40. A method of preparing a laminated glass comprising a polyvinylchloride interlayer located between two sheets of glass, which method comprises locating a polyvinylchloride film as claimed in claim 22 between the glass sheets, and effecting bonding of the film to the glass sheets.

41. A laminated glass prepared by the method of any one of claims 36 to 39.

42. A laminated glass prepared by the method of claim 40.

43. A method of preparing a polyvinylchloride film comprising a polyvinylchloride interlayer having first and second opposing sides for use as an interlayer in laminated glass, the method comprising applying an adhesive layer formed from a material comprising a polyurethane, a polyester or a combination thereof to the first opposing side of the interlayer.

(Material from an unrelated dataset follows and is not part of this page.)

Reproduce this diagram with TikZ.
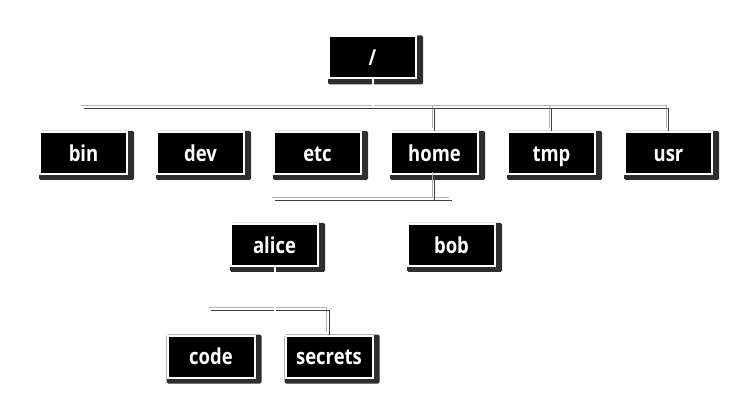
\documentclass[tikz,border=0pt]{standalone}
\usepackage{fontspec}
\setsansfont{Open Sans}[FakeStretch=0.84]
\usetikzlibrary{positioning,backgrounds}

\tikzset{
	dirbox/.style={rectangle, fill=black, draw=white, line width=2pt, text=white, minimum width=87pt, minimum height=42pt, inner sep=0pt, text height=16.4pt, text depth=0pt, font=\sffamily\bfseries\fontsize{22}{22}\selectfont},
	wire/.style={line width=0.8pt},
	cutwire/.style={draw=white, line width=2pt}
}

\begin{document}
\begin{tikzpicture}[x=1pt,y=1pt]
	\useasboundingbox (0,0) rectangle (746,-419);
	\node[dirbox] (root) at (372.5,-57.5) {/};
	\node[dirbox] (bin) at (83.5,-153) {bin};
		\node[dirbox, right=28pt of bin] (dev) {dev};
		\node[dirbox, right=28pt of dev] (etc) {etc};
		\node[dirbox, right=28pt of etc] (home) {home};
		\node[dirbox, right=28pt of home] (tmp) {tmp};
		\node[dirbox, right=28pt of tmp] (usr) {usr};
	\node[dirbox] (alice) at (274.5,-245) {alice};
		\node[dirbox, right=88pt of alice] (bob) {bob};
	\node[dirbox] (code) at (211,-356.5) {code};
		\node[dirbox, right=29pt of code] (secrets) {secrets};
	\coordinate (bus0) at (0,-108.3);
	\coordinate (bus1) at (0,-200.3);
	\coordinate (bus2) at (0,-310.7);
	\begin{scope}[on background layer]
		\foreach \n in {root,bin,dev,etc,home,tmp,usr,alice,bob,code,secrets}
			\fill[black!82, rounded corners=1.5pt] (\n.north west) rectangle ([shift={(6,-5)}]\n.south east);
	\end{scope}
	\foreach \tone/\dx/\dy in {black!30/-2.5/3, black!75/0/0}{
		\begin{scope}[transform canvas={shift={(\dx,\dy)}}, wire, color=\tone]
			\draw (bin |- bus0) -- (tmp |- bus0);
			\draw (home |- bus0) -- (home.north);
			\draw (tmp.north) |- (usr |- bus0) -- (usr.north);
			\draw (home.south) -- (home |- bus1);
			\draw (alice |- bus1) -- (bob |- bus1);
			\draw (code |- bus2) -| (secrets.north);
		\end{scope}
	}
	\draw[cutwire] (root.south) -- (root |- bus0);
	\draw[cutwire] (alice.south) -- (alice |- bus2);
\end{tikzpicture}
\end{document}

44. The method according to claim 43, further comprising applying an adhesive layer to the second opposing side of the polyvinylchloride interlayer.

45. The method according to claim 43 or 44, which further comprises annealing the polyvinylchloride interlayer after the or each adhesive layer has been applied thereto.

46. The method according to claim 43, wherein the polyester and the polyurethane have a glass transition temperature ranging from 50° C. to 120° C.

47. The method according to claim 44, wherein the adhesive layer applied to the second opposing side of the interlayer is formed from a material comprising a polyurethane, a polyester or a combination thereof.

48. A polyvinylchloride film prepared by the method of claim 43.